When a firm decides to shutter operations, the loss of knowledge capital in the form of talent should appear somewhere in the risk assessment. While significant short term savings may be achieved by closing a division (in the case of Microsoft, perhaps to save $$$ to purchase Skype?), one side effect can be a brain drain to bonanza to well-heeled competitors. A report from CNN Money today identifies several members of the original Danger (Sidekick) team who are now working at Google’s new innovation wing, “Android Hardware”:
Hershenson and Brit were part of the trio that founded Danger in 2000. The third partner: Android chief Andy Rubin. The three engineers launched pioneering consumer smartphones, like the once-ubiquitous-among-celebrities T-Mobile Sidekick in 2000.
Now all three are working for Google, perhaps with added incentive.
Following was my post to David Pogue’s NY Times story announcing the closing the Cisco’s Flip operation.
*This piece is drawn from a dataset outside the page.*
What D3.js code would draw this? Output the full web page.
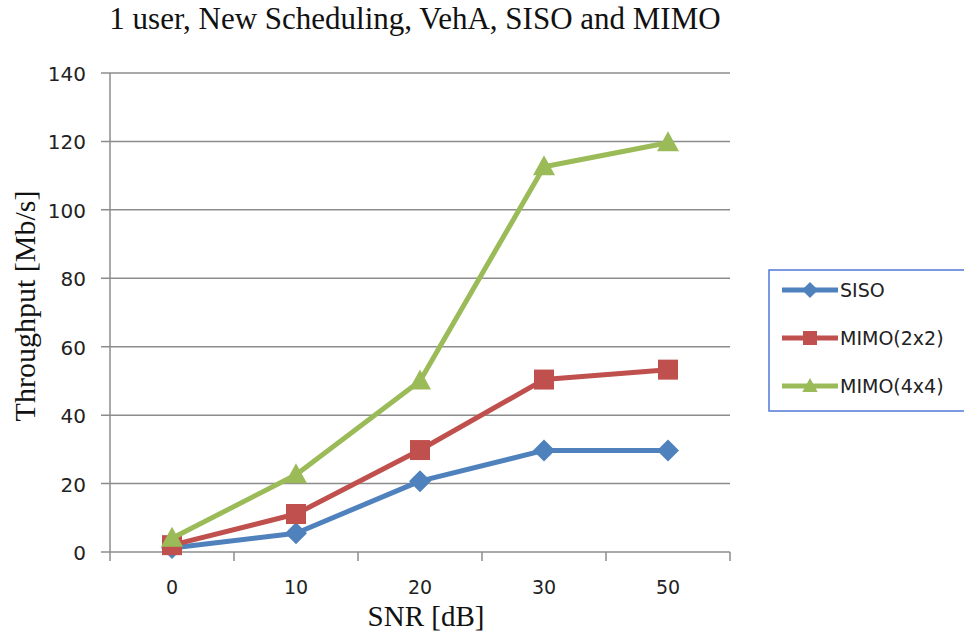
<!DOCTYPE html>
<html>
<head>
<meta charset="utf-8">
<script src="https://cdn.jsdelivr.net/npm/d3@7"></script>
<style>
  body { margin: 0; background: #fff; }
  svg { display: block; }
</style>
</head>
<body>
<svg id="chart" width="964" height="637"></svg>
<script>
var categories = ['0', '10', '20', '30', '50'];
var siso = [1.2, 5.5, 20.7, 29.7, 29.7];
var mimo2 = [2, 11.1, 29.8, 50.4, 53.3];
var mimo4 = [4, 22.6, 50, 112.6, 119.6];
var yTicks = [0, 20, 40, 60, 80, 100, 120, 140];
var seriesNames = ['SISO', 'MIMO(2x2)', 'MIMO(4x4)'];
var colors = ['#4F81BD', '#C0504D', '#9BBB59'];

var svg = d3.select('#chart');
var plotLeft = 110, plotRight = 730, plotTop = 73, plotBottom = 552;
var sansFont = 'DejaVu Sans, sans-serif';
var serifFont = 'Liberation Serif, serif';

var x = d3.scaleBand().domain(categories).range([plotLeft, plotRight]);
var y = d3.scaleLinear().domain([0, 140]).range([plotBottom, plotTop]);

// grid
svg.append('g').selectAll('line').data(yTicks).enter().append('line')
    .attr('x1', plotLeft - 9).attr('x2', plotRight)
    .attr('y1', function (d) { return y(d); })
    .attr('y2', function (d) { return y(d); })
    .style('stroke', '#8c8c8c').style('stroke-width', 1.5);

// y axis line
svg.append('line')
    .attr('x1', plotLeft).attr('x2', plotLeft).attr('y1', plotTop).attr('y2', plotBottom)
    .style('stroke', '#8c8c8c').style('stroke-width', 1.5);

// x ticks at category edges
var xEdges = categories.map(function (c) { return x(c); }).concat([plotRight]);
svg.append('g').selectAll('line').data(xEdges).enter().append('line')
    .attr('x1', function (d) { return d; }).attr('x2', function (d) { return d; })
    .attr('y1', plotBottom).attr('y2', plotBottom + 9)
    .style('stroke', '#8c8c8c').style('stroke-width', 1.5);

// tick labels
svg.append('g').selectAll('text').data(yTicks).enter().append('text')
    .attr('x', 86).attr('y', function (d) { return y(d) + 8; })
    .attr('text-anchor', 'end')
    .style('font-family', sansFont).style('font-size', '20px').style('fill', '#222')
    .text(function (d) { return d; });

svg.append('g').selectAll('text').data(categories).enter().append('text')
    .attr('x', function (d) { return x(d) + x.bandwidth() / 2; }).attr('y', 594)
    .attr('text-anchor', 'middle')
    .style('font-family', sansFont).style('font-size', '19px').style('fill', '#222')
    .text(function (d) { return d; });

// titles
svg.append('text').attr('x', 415).attr('y', 29).attr('text-anchor', 'middle')
    .style('font-family', serifFont).style('font-size', '31px').style('fill', '#111')
    .text('1 user, New Scheduling, VehA, SISO and MIMO');

svg.append('text').attr('x', 426).attr('y', 626).attr('text-anchor', 'middle')
    .style('font-family', serifFont).style('font-size', '29px').style('fill', '#111')
    .text('SNR [dB]');

svg.append('text').attr('transform', 'translate(35,306) rotate(-90)').attr('text-anchor', 'middle')
    .style('font-family', serifFont).style('font-size', '30px').style('fill', '#111')
    .text('Throughput [Mb/s]');

// markers
var markerPath = function (i, s) {
    if (i === 0) return 'M0,' + (-s) + 'L' + s + ',0L0,' + s + 'L' + (-s) + ',0Z';
    if (i === 1) return 'M' + (-s) + ',' + (-s) + 'H' + s + 'V' + s + 'H' + (-s) + 'Z';
    return 'M0,' + (-s * 1.15) + 'L' + (s * 1.1) + ',' + (s * 0.85) + 'L' + (-s * 1.1) + ',' + (s * 0.85) + 'Z';
};

var allSeries = [siso, mimo2, mimo4];
var line = d3.line()
    .x(function (d, i) { return x(categories[i]) + x.bandwidth() / 2; })
    .y(function (d) { return y(d); });

allSeries.forEach(function (vals, si) {
    var g = svg.append('g');
    g.append('path').attr('d', line(vals))
        .style('fill', 'none').style('stroke', colors[si]).style('stroke-width', 5)
        .style('stroke-linejoin', 'round');
    g.selectAll('path.m').data(vals).enter().append('path').attr('class', 'm')
        .attr('transform', function (d, i) { return 'translate(' + (x(categories[i]) + x.bandwidth() / 2) + ',' + y(d) + ')'; })
        .attr('d', markerPath(si, si === 0 ? 11 : 10))
        .style('fill', colors[si]);
});

// legend
var legendY = [290, 338, 386];
var lg = svg.append('g');
lg.append('rect').attr('x', 769).attr('y', 270).attr('width', 210).attr('height', 141)
    .style('fill', '#fff').style('stroke', '#4f78d8').style('stroke-width', 1.5);
seriesNames.forEach(function (name, i) {
    var ly = legendY[i];
    lg.append('line').attr('x1', 782).attr('x2', 838).attr('y1', ly).attr('y2', ly)
        .style('stroke', colors[i]).style('stroke-width', 5);
    lg.append('path').attr('transform', 'translate(810,' + ly + ')')
        .attr('d', markerPath(i, i === 0 ? 8 : 7)).style('fill', colors[i]);
    lg.append('text').attr('x', 840).attr('y', ly + 7)
        .style('font-family', sansFont).style('font-size', '19px').style('fill', '#222')
        .text(name);
});
</script>
</body>
</html>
DP, you’ve got this mostly right, though I think there is a more disturbing back story that goes beyond this one. It’s the life cycle of smaller to medium sized technology firms whose founders and investors cash out by selling to a major (usually public) company. Another example that comes to mind is Microsoft’s killing off the Sidekick, another neat device paired with an even better cloud service to back it up. What’s gone is more than the idea — seen in its pre-acquisition form, these firms are living, breathing entities, with expert sales and marketing groups, engineers, an idea-makers. Listen up, politicians: THIS is the real “job growth,” not stringing fiber into empty office suites and hosting MS Office training classes for the unemployed. Killing off firms like Danger and Pure Digital aborts the creative offspring that their collective intelligence could manifest. A few among them will have cashed out, but most of those 550 workers will be consigned to endure a personal version of the Flip tragedy. Writ large, it’s the U.S. version of capitalism shooting itself in the foot just when job growth is needed most. Markets dump capital mainly into mega-firms like Cisco, whose far-flung, unwieldy enterprises are far less efficient at converting that cash into good ideas and jobs” (April 14, 2011).